Whether the White Sox can work with Soroka to recapture that magic remains to be seen, as does exactly what Soroka’s future looks like on the South Side. Acquired with just one year of club control left, Soroka figured to be an attempt at a midseason flip, as so many players on this roster appear to be. There’s more than two months to straighten Soroka out and try to turn him into something before the trade deadline, but he’ll have to dramatically overcome these early season struggles to generate any midsummer interest.

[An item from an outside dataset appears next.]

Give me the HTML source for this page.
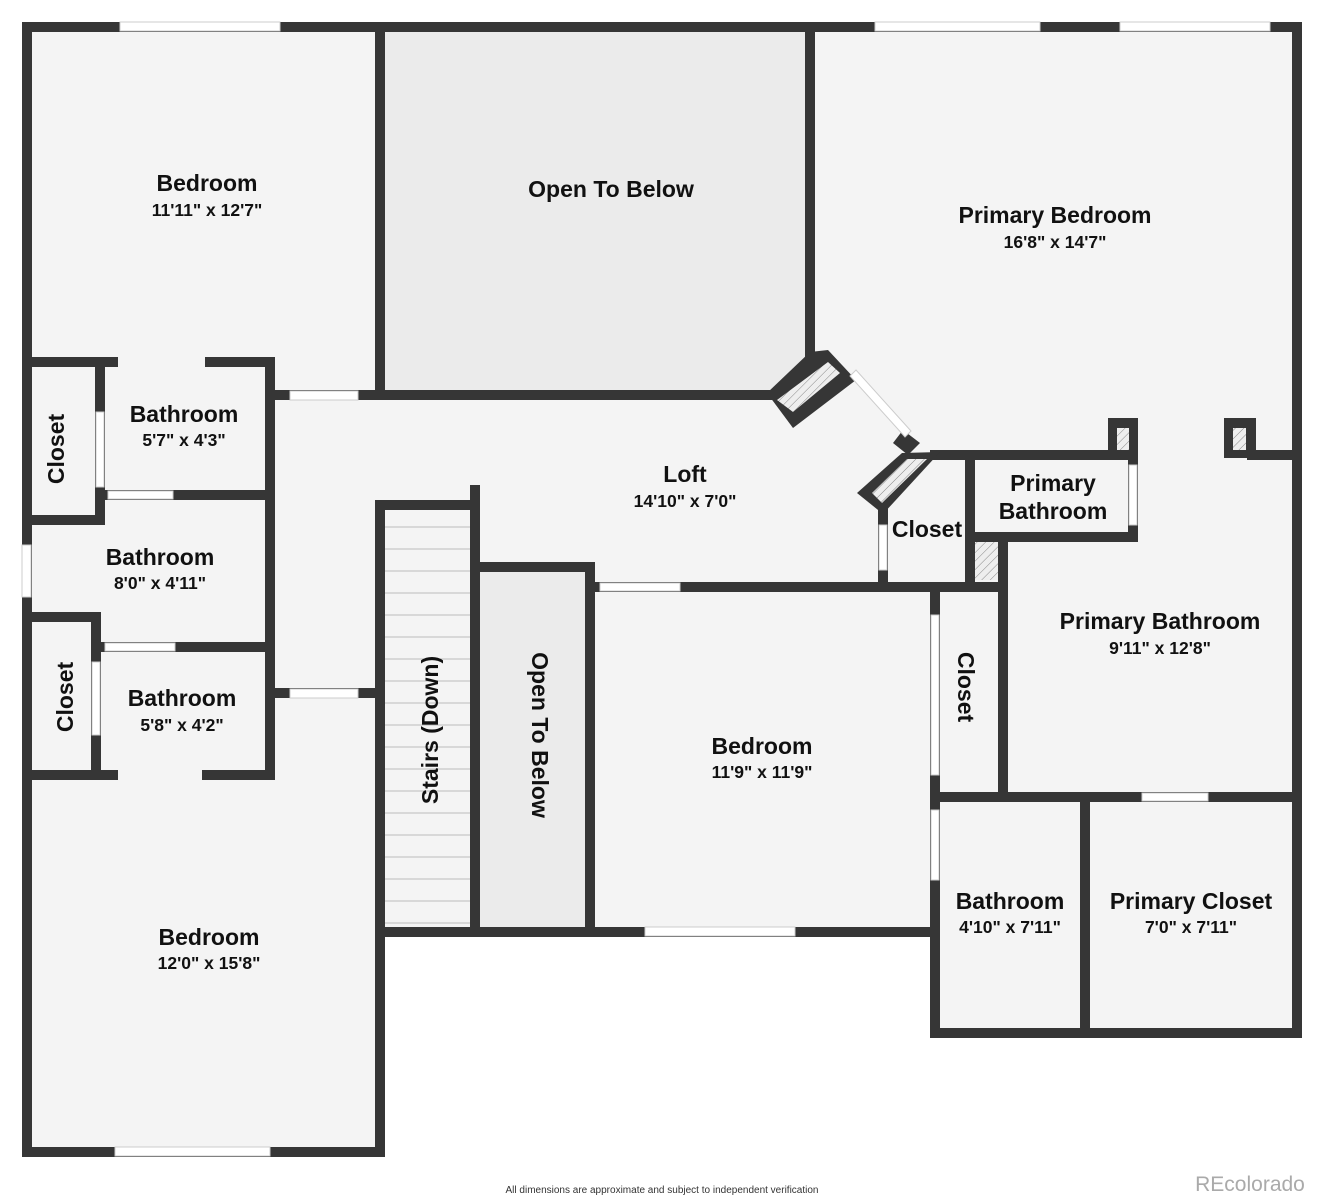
<!DOCTYPE html>
<html><head><meta charset="utf-8"><style>
html,body{margin:0;padding:0;background:#fff;}
svg{display:block;}
text{font-family:"Liberation Sans","DejaVu Sans",sans-serif;font-weight:bold;fill:#111;text-anchor:middle;}
.n{font-size:23px;}
.d{font-size:17.5px;}
</style></head><body>
<svg width="1324" height="1200" viewBox="0 0 1324 1200" xmlns="http://www.w3.org/2000/svg">
<defs>
<pattern id="h" width="6" height="6" patternUnits="userSpaceOnUse" patternTransform="rotate(45)"><rect width="6" height="6" fill="#eee"/><line x1="0" y1="0" x2="0" y2="6" stroke="#888" stroke-width="1"/></pattern>
</defs>
<polygon points="27,27 1297,27 1297,1033 935,1033 935,932 380,932 380,1152 27,1152" fill="#f4f4f4"/>
<rect x="380" y="27" width="430" height="368" fill="#ebebeb"/>
<rect x="480" y="567" width="110" height="365" fill="#ebebeb"/>
<g stroke="#bbb" stroke-width="1">
<line x1="385" y1="527" x2="472" y2="527"/><line x1="385" y1="549" x2="472" y2="549"/><line x1="385" y1="571" x2="472" y2="571"/><line x1="385" y1="593" x2="472" y2="593"/><line x1="385" y1="615" x2="472" y2="615"/><line x1="385" y1="637" x2="472" y2="637"/><line x1="385" y1="659" x2="472" y2="659"/><line x1="385" y1="681" x2="472" y2="681"/><line x1="385" y1="703" x2="472" y2="703"/><line x1="385" y1="725" x2="472" y2="725"/><line x1="385" y1="747" x2="472" y2="747"/><line x1="385" y1="769" x2="472" y2="769"/><line x1="385" y1="791" x2="472" y2="791"/><line x1="385" y1="813" x2="472" y2="813"/><line x1="385" y1="835" x2="472" y2="835"/><line x1="385" y1="857" x2="472" y2="857"/><line x1="385" y1="879" x2="472" y2="879"/><line x1="385" y1="901" x2="472" y2="901"/><line x1="385" y1="923" x2="472" y2="923"/>
</g>
<rect x="975" y="540" width="26" height="40" fill="url(#h)"/>
<g stroke="#363636" stroke-width="10" fill="none" stroke-linecap="square">
<polyline points="27,27 1297,27 1297,1033 935,1033 935,932 380,932 380,1152 27,1152 27,27"/>
<line x1="380" y1="27" x2="380" y2="395"/>
<line x1="380" y1="395" x2="775" y2="395"/>
<line x1="810" y1="27" x2="810" y2="352"/>
<line x1="270" y1="395" x2="380" y2="395"/>
<line x1="27" y1="362" x2="113" y2="362"/>
<line x1="210" y1="362" x2="270" y2="362"/>
<line x1="270" y1="362" x2="270" y2="775"/>
<line x1="100" y1="362" x2="100" y2="520"/>
<line x1="27" y1="520" x2="100" y2="520"/>
<line x1="100" y1="495" x2="270" y2="495"/>
<line x1="27" y1="617" x2="96" y2="617"/>
<line x1="96" y1="617" x2="96" y2="775"/>
<line x1="96" y1="647" x2="270" y2="647"/>
<line x1="27" y1="775" x2="113" y2="775"/>
<line x1="207" y1="775" x2="270" y2="775"/>
<line x1="270" y1="693" x2="380" y2="693"/>
<line x1="380" y1="505" x2="380" y2="932"/>
<line x1="475" y1="490" x2="475" y2="932"/>
<line x1="380" y1="505" x2="475" y2="505"/>
<line x1="475" y1="567" x2="590" y2="567"/>
<line x1="590" y1="567" x2="590" y2="932"/>
<line x1="590" y1="587" x2="1003" y2="587"/>
<line x1="935" y1="587" x2="935" y2="1033"/>
<line x1="1003" y1="537" x2="1003" y2="797"/>
<line x1="935" y1="797" x2="1297" y2="797"/>
<line x1="1085" y1="797" x2="1085" y2="1033"/>
<line x1="935" y1="455" x2="1133" y2="455"/>
<line x1="970" y1="455" x2="970" y2="583"/>
<line x1="970" y1="537" x2="1133" y2="537"/>
<line x1="1133" y1="455" x2="1133" y2="537"/>
<line x1="1252" y1="455" x2="1297" y2="455"/>
<line x1="883" y1="510" x2="883" y2="587"/>
</g>
<!-- pillar boxes -->
<rect x="1108" y="418" width="30" height="40" fill="#363636"/>
<rect x="1117" y="428" width="12" height="22" fill="url(#h)"/>
<rect x="1224" y="418" width="32" height="40" fill="#363636"/>
<rect x="1233" y="428" width="13" height="22" fill="url(#h)"/>
<!-- diagonal blocks -->
<polygon points="767,393 810,352 828,350 856,380 793,428" fill="#363636"/>
<polygon points="777,400 828,362 840,373 793,412" fill="url(#h)"/>
<polygon points="857,493 902,453 940,452 883,514" fill="#363636"/>
<polygon points="872,493 907,459 927,459 882,503" fill="url(#h)"/>
<polygon points="903,430 920,443 908,455 893,443" fill="#363636"/>
<g fill="#fff" stroke="#ccc" stroke-width="1">
<rect x="120" y="22" width="160" height="9"/>
<rect x="875" y="22" width="165" height="9"/>
<rect x="1120" y="22" width="150" height="9"/>
<rect x="115" y="1147" width="155" height="9"/>
<rect x="645" y="927" width="150" height="9"/>
<rect x="22" y="545" width="9" height="52"/>
<rect x="290" y="391" width="68" height="9"/>
<rect x="290" y="689" width="68" height="9"/>
<rect x="96" y="412" width="8" height="75"/>
<rect x="108" y="491" width="65" height="8"/>
<rect x="92" y="662" width="8" height="73"/>
<rect x="105" y="643" width="70" height="8"/>
<rect x="600" y="583" width="80" height="8"/>
<rect x="931" y="615" width="8" height="160"/>
<rect x="931" y="810" width="8" height="70"/>
<rect x="1142" y="793" width="66" height="8"/>
<rect x="1129" y="465" width="8" height="60"/>
<rect x="879" y="525" width="8" height="45"/>
</g>
<polygon points="850,376 856,370 911,431 905,437" fill="#fff" stroke="#ccc"/>
<text class="n" x="207" y="191">Bedroom</text><text class="d" x="207" y="216">11'11" x 12'7"</text>
<text class="n" x="611" y="197">Open To Below</text>
<text class="n" x="1055" y="223">Primary Bedroom</text><text class="d" x="1055" y="248">16'8" x 14'7"</text>
<text class="n" x="184" y="422">Bathroom</text><text class="d" x="184" y="446">5'7" x 4'3"</text>
<text class="n" x="160" y="565">Bathroom</text><text class="d" x="160" y="589">8'0" x 4'11"</text>
<text class="n" x="182" y="706">Bathroom</text><text class="d" x="182" y="731">5'8" x 4'2"</text>
<text class="n" x="685" y="482">Loft</text><text class="d" x="685" y="507">14'10" x 7'0"</text>
<text class="n" x="1053" y="491">Primary</text><text class="n" x="1053" y="519">Bathroom</text>
<text class="n" x="927" y="537">Closet</text>
<text class="n" x="1160" y="629">Primary Bathroom</text><text class="d" x="1160" y="654">9'11" x 12'8"</text>
<text class="n" x="762" y="754">Bedroom</text><text class="d" x="762" y="778">11'9" x 11'9"</text>
<text class="n" x="1010" y="909">Bathroom</text><text class="d" x="1010" y="933">4'10" x 7'11"</text>
<text class="n" x="1191" y="909">Primary Closet</text><text class="d" x="1191" y="933">7'0" x 7'11"</text>
<text class="n" x="209" y="945">Bedroom</text><text class="d" x="209" y="969">12'0" x 15'8"</text>
<text class="n" transform="translate(64,449) rotate(-90)">Closet</text>
<text class="n" transform="translate(73,697) rotate(-90)">Closet</text>
<text class="n" transform="translate(438,730) rotate(-90)">Stairs (Down)</text>
<text class="n" transform="translate(532,735) rotate(90)">Open To Below</text>
<text class="n" transform="translate(958,687) rotate(90)">Closet</text>
<text x="662" y="1193" style="font-size:10px;font-weight:normal;fill:#333">All dimensions are approximate and subject to independent verification</text>
<text x="1250" y="1191" style="font-size:21px;font-weight:normal;fill:#aaa">REcolorado</text>
</svg>
</body></html>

Meanwhile, the White Sox’ rotation continues to evolve — and continues to do so with more veteran arms, as opposed to youngsters who figure to actually play a role in the team’s long-term future. Nick Nastrini and Jonathan Cannon made brief appearances at the big league level in April, but they returned to the minors in a hurry, replaced with in-season signing Mike Clevinger and now Keller.

Again, it would seem that dedicating playing time to those pitchers is about attempting to turn them into something before the end of July, when there could be new opportunity for the Nastrinis and Cannons of the organization as Getz’s long-term rebuilding project advances.

We’ll see if the White Sox can turn Soroka into one of those trade pieces. But certainly him heading to the bullpen is not how anyone would have drawn it up on Opening Day.